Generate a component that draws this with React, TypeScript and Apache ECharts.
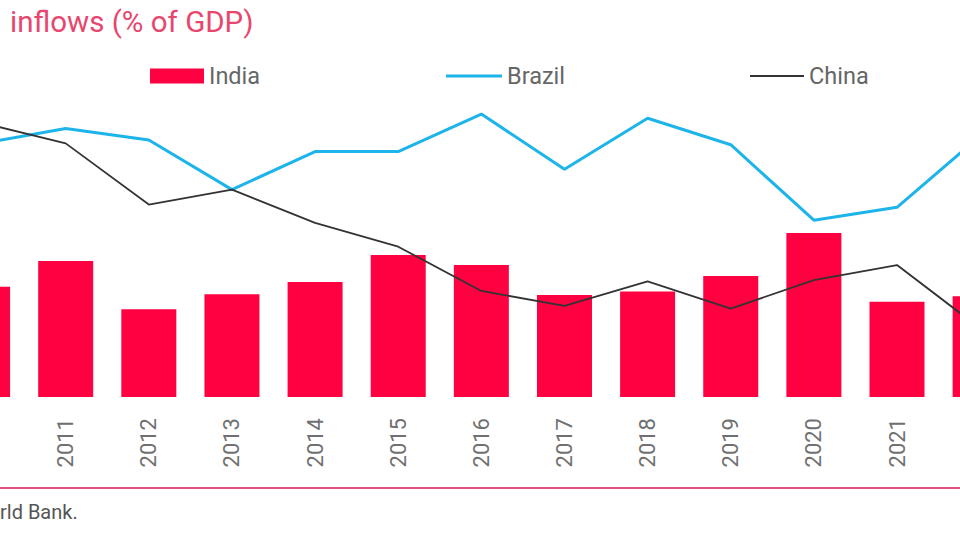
import React, { useEffect, useRef } from "react";
import * as echarts from "echarts";

const years = ["2010", "2011", "2012", "2013", "2014", "2015", "2016", "2017", "2018", "2019", "2020", "2021", "2022"];
const india = [1.62, 2.0, 1.29, 1.51, 1.69, 2.09, 1.94, 1.5, 1.55, 1.78, 2.41, 1.4, 1.48];
const brazil = [3.73, 3.95, 3.78, 3.05, 3.61, 3.61, 4.16, 3.35, 4.1, 3.71, 2.6, 2.79, 3.84];
const china = [4.03, 3.73, 2.83, 3.05, 2.56, 2.21, 1.56, 1.34, 1.7, 1.3, 1.72, 1.94, 1.01];

const titleText = "inflows (% of GDP)";
const sourceText = "rld Bank.";

const FONT = "Roboto, 'Noto Sans', sans-serif";
const OFF = 100; // hidden margin on the left of the visible window

export default function App() {
  const ref = useRef<HTMLDivElement>(null);
  useEffect(() => {
    if (!ref.current) return;
    const chart = echarts.init(ref.current, undefined, { renderer: "svg" });
    const legendText = { color: "#666666", fontSize: 23.5, fontFamily: FONT };
    chart.setOption({
      animation: false,
      backgroundColor: "#ffffff",
      grid: { left: OFF - 59, width: 1080.7, top: 57, bottom: 143, containLabel: false },
      legend: [
        { data: ["India"], left: OFF + 150, top: 64, padding: 0, icon: "rect", itemWidth: 54, itemHeight: 15, itemGap: 0, textStyle: legendText },
        { data: ["Brazil"], left: OFF + 446, top: 64, padding: 0, icon: "rect", itemWidth: 56, itemHeight: 3, itemGap: 0, textStyle: legendText },
        { data: ["China"], left: OFF + 750, top: 64, padding: 0, icon: "rect", itemWidth: 54, itemHeight: 2, itemGap: 0, textStyle: legendText },
      ],
      xAxis: {
        type: "category",
        data: years,
        boundaryGap: true,
        axisLine: { show: false },
        axisTick: { show: false },
        axisLabel: {
          rotate: 90,
          margin: 21,
          fontSize: 22,
          color: "#707070",
          fontFamily: FONT,
          interval: (i: number) => i > 0 && i < years.length - 1,
        },
      },
      yAxis: { type: "value", min: 0, max: 5, show: false, splitLine: { show: false } },
      series: [
        { name: "India", type: "bar", data: india, barWidth: 55, itemStyle: { color: "#FF0040" } },
        { name: "Brazil", type: "line", data: brazil, symbol: "none", lineStyle: { color: "#1DB4EA", width: 3 }, itemStyle: { color: "#1DB4EA" } },
        { name: "China", type: "line", data: china, symbol: "none", lineStyle: { color: "#333333", width: 1.8 }, itemStyle: { color: "#333333" } },
      ],
      graphic: [
        { type: "text", left: OFF + 10, top: 7, style: { text: titleText, fill: "#E8466E", font: `400 29.5px ${FONT}` } },
        { type: "line", shape: { x1: OFF, y1: 488, x2: OFF + 960, y2: 488 }, style: { stroke: "#E0507A", lineWidth: 2 } },
        { type: "text", left: OFF, top: 502, style: { text: sourceText, fill: "#555555", font: `20px ${FONT}` } },
      ],
    });
    return () => chart.dispose();
  }, []);
  return (
    <div style={{ position: "absolute", left: 0, top: 0, width: 960, height: 540, overflow: "hidden" }}>
      <div ref={ref} style={{ position: "absolute", left: -OFF, top: 0, width: 1200, height: 540 }} />
    </div>
  );
}
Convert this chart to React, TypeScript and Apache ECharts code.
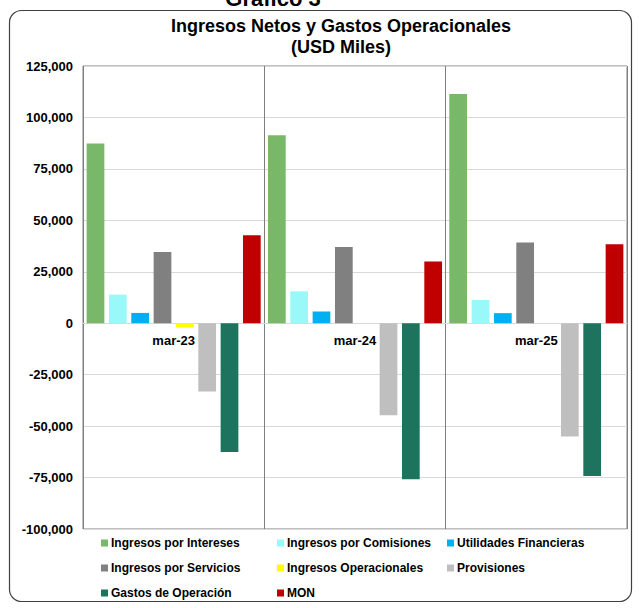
import React, { useEffect, useRef } from "react";
import * as echarts from "echarts";

const categories = ["mar-23", "mar-24", "mar-25"];
const seriesNames = [
  "Ingresos por Intereses",
  "Ingresos por Comisiones",
  "Utilidades Financieras",
  "Ingresos por Servicios",
  "Ingresos Operacionales",
  "Provisiones",
  "Gastos de Operación",
  "MON",
];
const intereses = [87300, 91300, 111400];
const comisiones = [13900, 15500, 11300];
const utilidades = [5000, 5700, 4900];
const servicios = [34600, 37000, 39200];
const operacionales = [-2000, 0, 0];
const provisiones = [-33200, -44700, -55000];
const gastos = [-62600, -75800, -74300];
const mon = [42700, 30000, 38400];
const seriesColors = ["#78b868", "#99f9f9", "#00b0f0", "#808080", "#ffff00", "#bfbfbf", "#1d735e", "#c00000"];
const yTicks = { min: -100000, max: 125000, interval: 25000 };

const FONT = "Liberation Sans";
const GRID = { left: 83, right: 12, top: 66, bottom: 79 };
const H = 608;

export default function App() {
  const ref = useRef<HTMLDivElement>(null);
  useEffect(() => {
    if (!ref.current) return;
    const chart = echarts.init(ref.current, null, { renderer: "svg" });
    const values = [intereses, comisiones, utilidades, servicios, operacionales, provisiones, gastos, mon];
    const plotH = H - GRID.top - GRID.bottom;
    const zeroOffset = -plotH * (0 - yTicks.min) / (yTicks.max - yTicks.min);
    const legendCol = (names: string[], left: number) => ({
      orient: "vertical",
      left,
      top: 536,
      padding: 0,
      itemGap: 11,
      itemWidth: 7,
      itemHeight: 7,
      icon: "rect",
      data: names,
      selectedMode: false,
      textStyle: { fontFamily: FONT, fontSize: 12, fontWeight: "bold", color: "#000", lineHeight: 14, padding: [0, 0, 0, -2] },
    });
    chart.setOption({
      animation: false,
      backgroundColor: "#fff",
      graphic: [
        {
          type: "rect",
          shape: { x: 9.5, y: 10.5, width: 622, height: 591, r: 12 },
          style: { fill: "none", stroke: "#404040", lineWidth: 1.2 },
          silent: true,
        },
        {
          type: "text",
          x: 273,
          y: -13,
          style: { text: "Gráfico 3", fontFamily: FONT, fontSize: 22, fontWeight: "bold", fill: "#000", textAlign: "center" },
        },
        {
          type: "text",
          x: 341,
          y: 17,
          style: { text: "Ingresos Netos y Gastos Operacionales", fontFamily: FONT, fontSize: 18, fontWeight: "bold", fill: "#000", textAlign: "center" },
        },
        {
          type: "text",
          x: 341,
          y: 38,
          style: { text: "(USD Miles)", fontFamily: FONT, fontSize: 18, fontWeight: "bold", fill: "#000", textAlign: "center" },
        },
      ],
      legend: [
        legendCol([seriesNames[0], seriesNames[3], seriesNames[6]], 101),
        legendCol([seriesNames[1], seriesNames[4], seriesNames[7]], 277),
        legendCol([seriesNames[2], seriesNames[5]], 447),
      ],
      grid: { ...GRID, show: true, borderColor: "#808080", borderWidth: 1 },
      xAxis: [
        {
          type: "category",
          data: categories,
          position: "bottom",
          axisLine: { show: false },
          axisTick: { show: false },
          axisLabel: { show: false },
          splitLine: { show: true, lineStyle: { color: "#7f7f7f", width: 1 } },
        },
        {
          type: "category",
          data: categories,
          position: "bottom",
          offset: zeroOffset,
          axisLine: { show: true, onZero: false, lineStyle: { color: "#d9d9d9" } },
          axisTick: { show: false },
          axisLabel: { fontFamily: FONT, fontSize: 13, fontWeight: "bold", color: "#000", margin: 11 },
          splitLine: { show: false },
        },
      ],
      yAxis: {
        type: "value",
        min: yTicks.min,
        max: yTicks.max,
        interval: yTicks.interval,
        axisLine: { show: false },
        axisTick: { show: false },
        axisLabel: {
          fontFamily: FONT,
          fontSize: 13,
          fontWeight: "bold",
          color: "#000",
          margin: 10,
          formatter: (v: number) => v.toLocaleString("en-US"),
        },
        splitLine: { lineStyle: { color: "#d9d9d9", width: 1 } },
      },
      series: seriesNames.map((name, i) => ({
        name,
        type: "bar",
        xAxisIndex: 0,
        data: values[i],
        itemStyle: { color: seriesColors[i] },
        barGap: "26%",
        barCategoryGap: "4%",
      })),
    });
    return () => chart.dispose();
  }, []);
  return <div ref={ref} style={{ position: "fixed", left: 0, top: 0, width: 639, height: 608 }} />;
}
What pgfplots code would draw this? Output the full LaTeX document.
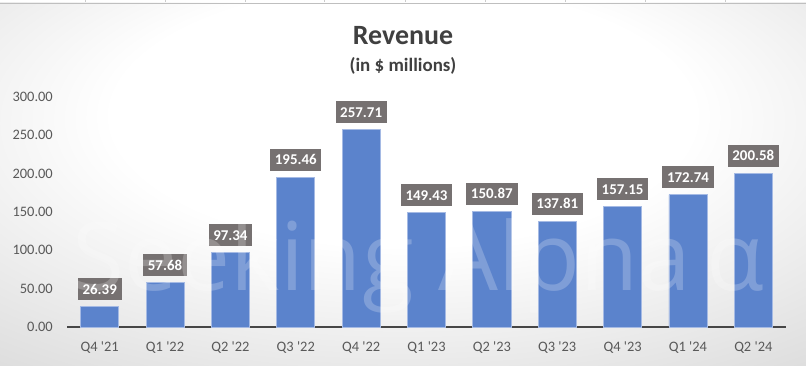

━━━━━━━━━━

_EXERCISE INSTRUCTIONS_.
From the opening line of the entries above to the line containing "1.72, 1.94, 1.01];", please transcribe each line exactly, skipping every picture.

_THE SOLUTION_.
Generate a component that draws this with React, TypeScript and Apache ECharts.
import React, { useEffect, useRef } from "react";
import * as echarts from "echarts";

const years = ["2010", "2011", "2012", "2013", "2014", "2015", "2016", "2017", "2018", "2019", "2020", "2021", "2022"];
const india = [1.62, 2.0, 1.29, 1.51, 1.69, 2.09, 1.94, 1.5, 1.55, 1.78, 2.41, 1.4, 1.48];
const brazil = [3.73, 3.95, 3.78, 3.05, 3.61, 3.61, 4.16, 3.35, 4.1, 3.71, 2.6, 2.79, 3.84];
const china = [4.03, 3.73, 2.83, 3.05, 2.56, 2.21, 1.56, 1.34, 1.7, 1.3, 1.72, 1.94, 1.01];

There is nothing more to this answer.